start Dataset records
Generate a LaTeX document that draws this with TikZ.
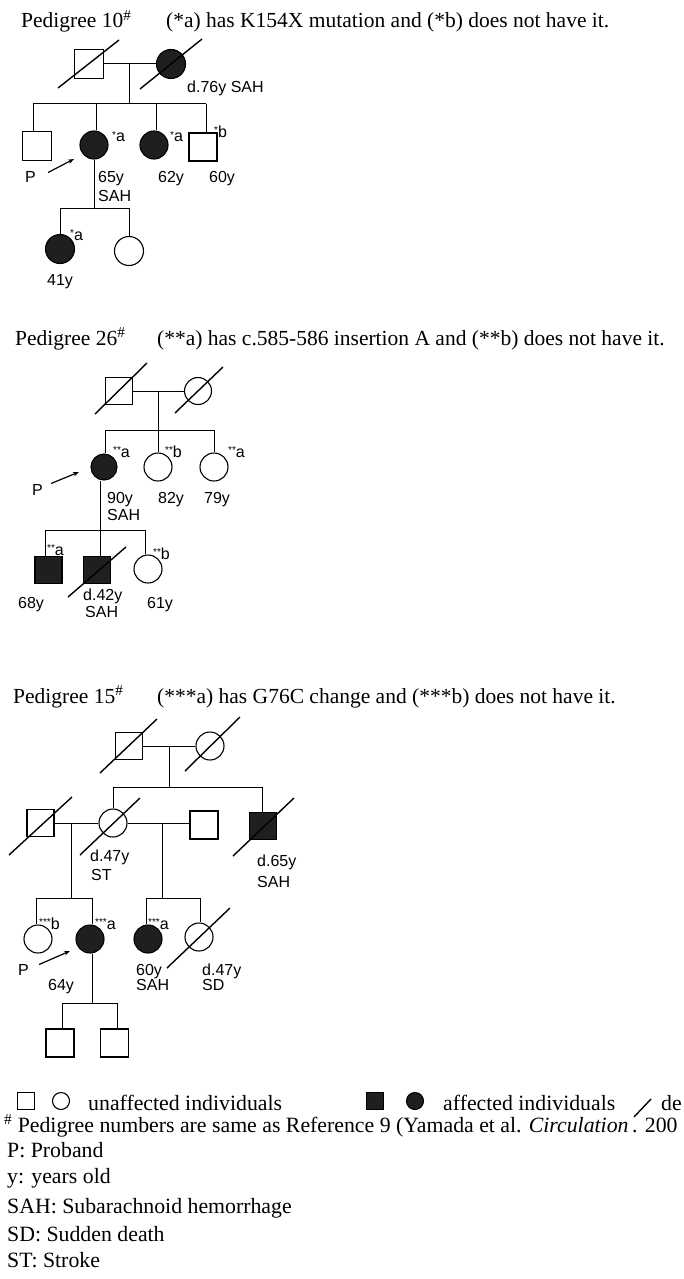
\documentclass[tikz,border=0pt]{standalone}
\usepackage{fontspec}
\setmainfont{Liberation Serif}
\setsansfont{Liberation Sans}
\usetikzlibrary{arrows.meta,calc}
\newcommand\starlab[2]{{\fontsize{10}{10}\selectfont\raisebox{3.5pt}{#1}}#2}
\tikzset{
  ln/.style={line width=1pt},
  sq/.style={draw, rectangle, line width=1.1pt, minimum size=#1, inner sep=0pt},
  ci/.style={draw, circle, line width=1.1pt, minimum size=#1, inner sep=0pt},
  aff/.style={fill=black!88},
  dead/.style={line width=1.4pt},
  lab/.style={font=\sffamily\fontsize{16}{16}\selectfont, inner sep=0pt, anchor=base west},
  ttl/.style={font=\fontsize{21.5}{21.5}\selectfont, inner sep=0pt, anchor=base west},
  leg/.style={font=\fontsize{21.8}{21.8}\selectfont, inner sep=0pt, anchor=base west},
  parr/.style={-{Stealth[length=6pt,width=4.5pt]}, line width=1.2pt}
}
\begin{document}
\begin{tikzpicture}[x=1pt,y=-1pt]
\useasboundingbox (0,0) rectangle (683,1279);
\clip (0,0) rectangle (683,1279);
\fill[white] (0,0) rectangle (683,1279);

% ================= Pedigree 10 =================
\node[ttl] (t10) at (21,28) {Pedigree 10\textsuperscript{\#}};
\node[ttl] (t10b) at (166,28) {(*a) has K154X mutation and (*b) does not have it.};
\node[sq=29pt] (f10) at (89,64) {};
\node[ci=29pt,aff] (m10) at (171,64) {};
\draw[dead] (f10) ++(-31,24) -- ++(61,-48);
\draw[dead] (m10) ++(-31,25) -- ++(62,-50);
\draw[ln] (f10.east) -- (m10.west);
\coordinate (d10) at (129,64);
\coordinate (s10) at (129,104);
\draw[ln] (d10) -- (s10);
\node[sq=29pt] (a1) at (37,146) {};
\node[ci=28pt,aff] (a2) at (94,145) {};
\node[ci=28pt,aff] (a3) at (154,145) {};
\node[sq=28pt] (a4) at (203,147) {};
\coordinate (j1) at (33,104);
\coordinate (j2) at (96,104);
\coordinate (j3) at (156,104);
\coordinate (j4) at (206,104);
\draw[ln] (j1) -- (j4);
\draw[ln] (j1) -- (j1 |- a1.north);
\draw[ln] (j2) -- (j2 |- a2.north);
\draw[ln] (j3) -- (j3 |- a3.north);
\draw[ln] (j4) -- (j4 |- a4.north);
\node[lab] (a2s) at (112,142) {\starlab{*}{a}};
\node[lab] (a3s) at (170,142) {\starlab{*}{a}};
\node[lab] (a4s) at (214,137) {\starlab{*}{b}};
\node[lab] (a2l1) at (98,182) {65y};
\node[lab] (a2l2) at (98,201) {SAH};
\node[lab] (a3l) at (158,182) {62y};
\node[lab] (a4l) at (209,182) {60y};
\node[lab] (p10) at (25,182) {P};
\draw[parr] ($(p10.east)+(12,-4)$) -- ($(a2)+(-20,14)$);
\coordinate (a2d) at (94,208);
\draw[ln] (a2.south) -- (a2d);
\node[ci=29pt,aff] (b1) at (60,249) {};
\node[ci=29pt] (b2) at (129,251) {};
\coordinate (bj1) at (60,208);
\coordinate (bj2) at (129,208);
\draw[ln] (bj1) -- (bj2);
\draw[ln] (bj1) -- (b1.north);
\draw[ln] (bj2) -- (b2.north);
\node[lab] (b1s) at (70,240) {\starlab{*}{a}};
\node[lab] (b1l) at (47,285) {41y};
\node[lab] (m10l) at (187,93) {d.76y SAH};

% ================= Pedigree 26 =================
\node[ttl] (t26) at (15,345) {Pedigree 26\textsuperscript{\#}};
\node[ttl] (t26b) at (157,345) {(**a) has c.585-586 insertion A and (**b) does not have it.};
\node[sq=27pt] (f26) at (119,391) {};
\node[ci=27pt] (m26) at (198,391) {};
\draw[dead] (f26) ++(-24,23) -- ++(52,-51);
\draw[dead] (m26) ++(-23,22) -- ++(48,-46);
\draw[ln] (f26.east) -- (m26.west);
\coordinate (d26) at (158,391);
\coordinate (s26) at (158,430);
\draw[ln] (d26) -- (s26);
\node[ci=26pt,aff] (c1) at (104,467) {};
\node[ci=28pt] (c2) at (158,467) {};
\node[ci=28pt] (c3) at (214,467) {};
\coordinate (k1) at (105,430);
\coordinate (k3) at (214,430);
\draw[ln] (k1) -- (k3);
\draw[ln] (k1) -- (k1 |- c1.north);
\draw[ln] (s26) -- (c2.north);
\draw[ln] (k3) -- (c3.north);
\node[lab] (c1s) at (113,457) {\starlab{**}{a}};
\node[lab] (c2s) at (165,457) {\starlab{**}{b}};
\node[lab] (c3s) at (228,457) {\starlab{**}{a}};
\node[lab] (p26) at (32,495) {P};
\draw[parr] ($(p26.east)+(8,-6)$) -- ($(c1)+(-25,5)$);
\node[lab] (c1l1) at (107,503) {90y};
\node[lab] (c1l2) at (107,520) {SAH};
\node[lab] (c2l) at (158,503) {82y};
\node[lab] (c3l) at (204,503) {79y};
\coordinate (c1d) at (100,530);
\draw[ln] (c1d |- c1.south) -- (c1d);
\node[sq=27pt,aff] (e1) at (48.5,570) {};
\node[sq=27pt,aff] (e2) at (97,570) {};
\node[ci=28pt] (e3) at (148,569) {};
\draw[dead] (e2) ++(-29,27) -- ++(58,-50);
\coordinate (ej1) at (45,530);
\coordinate (ej3) at (145,530);
\draw[ln] (ej1) -- (ej3);
\draw[ln] (ej1) -- (ej1 |- e1.north);
\draw[ln] (c1d) -- (c1d |- e2.north);
\draw[ln] (ej3) -- (ej3 |- e3.north);
\node[lab] (e1s) at (47,555) {\starlab{**}{a}};
\node[lab] (e3s) at (153,559) {\starlab{**}{b}};
\node[lab] (e1l) at (18,608) {68y};
\node[lab] (e2l1) at (83,600) {d.42y};
\node[lab] (e2l2) at (85,617) {SAH};
\node[lab] (e3l) at (147,608) {61y};

% ================= Pedigree 15 =================
\node[ttl] (t15) at (13,703) {Pedigree 15\textsuperscript{\#}};
\node[ttl] (t15b) at (157,703) {(***a) has G76C change and (***b) does not have it.};
\node[sq=27pt] (f15) at (129,746) {};
\node[ci=28pt] (m15) at (210,746) {};
\draw[dead] (f15) ++(-29,27) -- ++(57,-54);
\draw[dead] (m15) ++(-25,25) -- ++(55,-54);
\draw[ln] (f15.east) -- (m15.west);
\coordinate (d15) at (169,746);
\coordinate (s15) at (169,787);
\draw[ln] (d15) -- (s15);
\node[sq=27pt] (h1) at (40.5,823) {};
\node[ci=28pt] (w) at (113,823) {};
\node[sq=28pt] (h2) at (204,825) {};
\node[sq=27pt,aff] (br) at (263,826) {};
\draw[dead] (h1) ++(-31.5,32) -- ++(63,-58);
\draw[dead] (w) ++(-33,32) -- ++(60,-57);
\draw[dead] (br) ++(-30,30) -- ++(61,-58);
\coordinate (g1) at (113,787);
\coordinate (g2) at (262,787);
\draw[ln] (g1) -- (g2);
\draw[ln] (g1) -- (w.north);
\draw[ln] (g2) -- (g2 |- br.north);
\draw[ln] (h1.east) -- (w.west);
\draw[ln] (w.east) -- (w.east -| h2.west);
\coordinate (q1) at (71,823);
\coordinate (q1b) at (71,898);
\coordinate (q2) at (162,823);
\coordinate (q2b) at (162,898);
\draw[ln] (q1) -- (q1b);
\draw[ln] (q2) -- (q2b);
\node[lab] (wl1) at (90,861) {d.47y};
\node[lab] (wl2) at (91,880) {ST};
\node[lab] (brl1) at (257,866) {d.65y};
\node[lab] (brl2) at (257,887) {SAH};
\node[ci=28pt] (n1) at (38,939) {};
\node[ci=28pt,aff] (n2) at (90,939) {};
\node[ci=28pt,aff] (n3) at (148,939) {};
\node[ci=28pt] (n4) at (199,937) {};
\draw[dead] (n4) ++(-32,31) -- ++(63,-60);
\coordinate (r1) at (36,898);
\coordinate (r2) at (92,898);
\coordinate (r3) at (146,898);
\coordinate (r4) at (200,898);
\draw[ln] (r1) -- (r2);
\draw[ln] (r3) -- (r4);
\draw[ln] (r1) -- (r1 |- n1.north);
\draw[ln] (r2) -- (r2 |- n2.north);
\draw[ln] (r3) -- (r3 |- n3.north);
\draw[ln] (r4) -- (r4 |- n4.north);
\node[lab] (n1s) at (39,929) {\starlab{***}{b}};
\node[lab] (n2s) at (95,929) {\starlab{***}{a}};
\node[lab] (n3s) at (148,929) {\starlab{***}{a}};
\node[lab] (p15) at (18,975) {P};
\draw[parr] ($(p15.east)+(10,-5)$) -- ($(n2)+(-20,12)$);
\node[lab] (n2l) at (48,990) {64y};
\node[lab] (n3l1) at (136,975) {60y};
\node[lab] (n3l2) at (136,990) {SAH};
\node[lab] (n4l1) at (202,975) {d.47y};
\node[lab] (n4l2) at (202,990) {SD};
\coordinate (n2d) at (92,1003);
\draw[ln] (n2d |- n2.south) -- (n2d);
\node[sq=28pt] (o1) at (60,1043) {};
\node[sq=28pt] (o2) at (114.5,1043) {};
\coordinate (u1) at (62,1003);
\coordinate (u2) at (117,1003);
\draw[ln] (u1) -- (u2);
\draw[ln] (u1) -- (u1 |- o1.north);
\draw[ln] (u2) -- (u2 |- o2.north);

% ================= Legend =================
\node[sq=17pt] (lsq) at (26,1101) {};
\node[ci=17pt] (lci) at (61,1101) {};
\node[leg] (lt1) at (88,1110) {unaffected individuals};
\node[sq=17pt,aff] (lsqa) at (375,1101) {};
\node[ci=17pt,aff] (lcia) at (415,1101) {};
\node[leg] (lt2) at (443,1110) {affected individuals};
\coordinate (ls1) at (634,1117);
\coordinate (ls2) at (651,1099);
\draw[dead] (ls1) -- (ls2);
\node[leg] (lt3) at (661,1110) {de};
\node[leg] (lt4) at (4,1132) {\textsuperscript{\#} Pedigree numbers are same as Reference 9 (Yamada et al. \textit{Circulation}\,. 200};
\node[leg] (lt5) at (7,1157) {P: Proband};
\node[leg] (lt6) at (7,1183) {y: years old};
\node[leg] (lt7) at (7,1213) {SAH: Subarachnoid hemorrhage};
\node[leg] (lt8) at (7,1241) {SD: Sudden death};
\node[leg] (lt9) at (7,1267) {ST: Stroke};
\end{tikzpicture}
\end{document}
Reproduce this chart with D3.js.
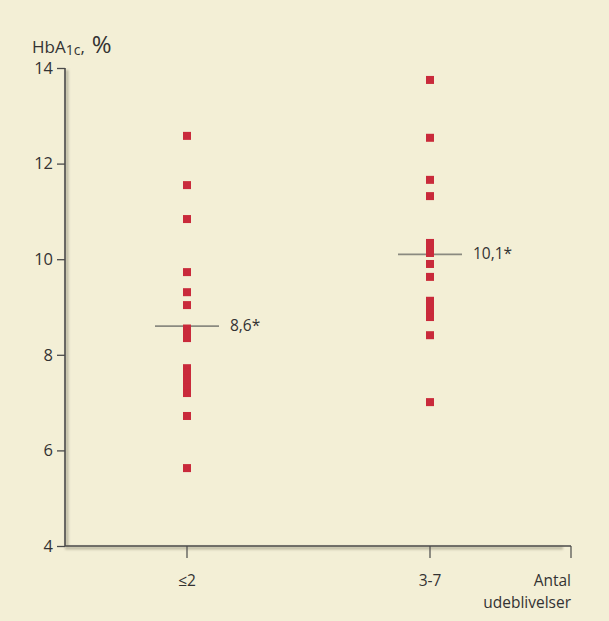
<!DOCTYPE html>
<html>
<head>
<meta charset="utf-8">
<script src="https://cdn.jsdelivr.net/npm/d3@7/dist/d3.min.js"></script>
<style>
  html, body { margin: 0; padding: 0; background: #f3efd6; }
  svg { display: block; }
  text { font-family: "Open Sans", "Liberation Sans", sans-serif; fill: #333; }
</style>
</head>
<body>
<svg id="chart" width="609" height="621"></svg>
<script>
// ---- data ----
const categories = ["≤2", "3-7"];
const groupLow = [12.58, 11.55, 10.84, 9.73, 9.31, 9.04, 8.55, 8.45, 8.35,
                  7.72, 7.62, 7.51, 7.41, 7.31, 7.2, 6.72, 5.63];
const groupHigh = [13.75, 12.54, 11.66, 11.32, 10.34, 10.23, 10.13, 9.9, 9.63,
                   9.13, 9.0, 8.87, 8.79, 8.41, 7.01];
const means = [8.6, 10.1];
const meanLabels = ["8,6*", "10,1*"];
const yTicks = [4, 6, 8, 10, 12, 14];

// ---- layout ----
const svg = d3.select("#chart");
const axisLeftX = 65, axisBottomY = 546, axisTopY = 68, axisRightX = 571;

const y = d3.scaleLinear().domain([4, 14]).range([axisBottomY, axisTopY]);
const x = d3.scaleOrdinal().domain(categories.concat(["end"])).range([187, 430, axisRightX]);

svg.append("rect").attr("width", 609).attr("height", 621).attr("fill", "#f3efd6");

const defs = svg.append("defs");
defs.append("filter").attr("id", "soft")
  .append("feGaussianBlur").attr("stdDeviation", 0.7);
defs.append("filter").attr("id", "shadow")
  .append("feGaussianBlur").attr("stdDeviation", 1.2);

// axis shadows
const sh = svg.append("g").attr("filter", "url(#shadow)").attr("stroke", "#bdb9a2").attr("stroke-width", 3);
sh.append("line").attr("x1", axisLeftX + 2).attr("x2", axisLeftX + 2).attr("y1", axisTopY + 2).attr("y2", axisBottomY);
sh.append("line").attr("x1", axisLeftX).attr("x2", axisRightX - 8).attr("y1", axisBottomY + 2).attr("y2", axisBottomY + 2);

// y axis
const yAxis = svg.append("g")
  .attr("transform", `translate(${axisLeftX},0)`)
  .call(d3.axisLeft(y).tickValues(yTicks).tickSize(8).tickPadding(4).tickFormat(d3.format("d")));
yAxis.select(".domain").remove();
yAxis.selectAll(".tick line").attr("stroke", "#4a4a4a").attr("stroke-width", 1.3);
yAxis.selectAll(".tick text").attr("font-size", 16.5).attr("fill", "#333")
  .style("font-family", '"Open Sans", "Liberation Sans", sans-serif');
svg.append("line").attr("x1", axisLeftX).attr("x2", axisLeftX)
  .attr("y1", y(14)).attr("y2", y(4)).attr("stroke", "#4a4a4a").attr("stroke-width", 1.6);

// x axis
svg.append("line").attr("x1", axisLeftX).attr("x2", axisRightX)
  .attr("y1", axisBottomY).attr("y2", axisBottomY).attr("stroke", "#4a4a4a").attr("stroke-width", 1.6);
svg.selectAll(".xtick").data(categories.concat(["end"])).enter().append("line")
  .attr("x1", d => x(d)).attr("x2", d => x(d))
  .attr("y1", axisBottomY).attr("y2", axisBottomY + 12)
  .attr("stroke", "#4a4a4a").attr("stroke-width", 1.2);
svg.selectAll(".xlab").data(categories).enter().append("text")
  .attr("x", d => x(d)).attr("y", 586).attr("text-anchor", "middle")
  .attr("font-size", 15.5).text(d => d);
svg.append("text").attr("x", axisRightX).attr("y", 586).attr("text-anchor", "end")
  .attr("font-size", 15.5).text("Antal");
svg.append("text").attr("x", axisRightX).attr("y", 608).attr("text-anchor", "end")
  .attr("font-size", 15.5).text("udeblivelser");

// y title
const t = svg.append("text").attr("x", 32).attr("y", 53);
t.append("tspan").attr("font-size", 17).text("HbA");
t.append("tspan").attr("font-size", 14).attr("dy", 2).text("1c");
t.append("tspan").attr("font-size", 17).attr("dy", -2).text(",");
t.append("tspan").attr("font-size", 24).attr("dx", 7).text("%");

// mean lines
const groups = [groupLow, groupHigh];
svg.selectAll(".mean").data(means).enter().append("line")
  .attr("x1", (d, i) => x(categories[i]) - 32).attr("x2", (d, i) => x(categories[i]) + 32)
  .attr("y1", d => y(d)).attr("y2", d => y(d))
  .attr("stroke", "#8a8a80").attr("stroke-width", 1.6);

// points
const pts = [];
groups.forEach((g, i) => g.forEach(v => pts.push({ cat: categories[i], v })));
svg.append("g").attr("filter", "url(#soft)")
  .selectAll("rect").data(pts).enter().append("rect")
  .attr("x", d => x(d.cat) - 4).attr("y", d => y(d.v) - 4)
  .attr("width", 8).attr("height", 8)
  .attr("fill", "#c92c3a");

// mean labels
svg.selectAll(".mlab").data(means).enter().append("text")
  .attr("x", (d, i) => x(categories[i]) + 43).attr("y", d => y(d) + 5)
  .attr("font-size", 15.5).text((d, i) => meanLabels[i]);
</script>
</body>
</html>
end Dataset records
Do this:
Drop the images and output only the lines from the one that contains "Reproduce this chart with D3.js." to the one that contains "const yTicks = [4, 6, 8, 10, 12, 14];", both included.

Answer in full:
Reproduce this chart with D3.js.
<!DOCTYPE html>
<html>
<head>
<meta charset="utf-8">
<script src="https://cdn.jsdelivr.net/npm/d3@7/dist/d3.min.js"></script>
<style>
  html, body { margin: 0; padding: 0; background: #f3efd6; }
  svg { display: block; }
  text { font-family: "Open Sans", "Liberation Sans", sans-serif; fill: #333; }
</style>
</head>
<body>
<svg id="chart" width="609" height="621"></svg>
<script>
// ---- data ----
const categories = ["≤2", "3-7"];
const groupLow = [12.58, 11.55, 10.84, 9.73, 9.31, 9.04, 8.55, 8.45, 8.35,
                  7.72, 7.62, 7.51, 7.41, 7.31, 7.2, 6.72, 5.63];
const groupHigh = [13.75, 12.54, 11.66, 11.32, 10.34, 10.23, 10.13, 9.9, 9.63,
                   9.13, 9.0, 8.87, 8.79, 8.41, 7.01];
const means = [8.6, 10.1];
const meanLabels = ["8,6*", "10,1*"];
const yTicks = [4, 6, 8, 10, 12, 14];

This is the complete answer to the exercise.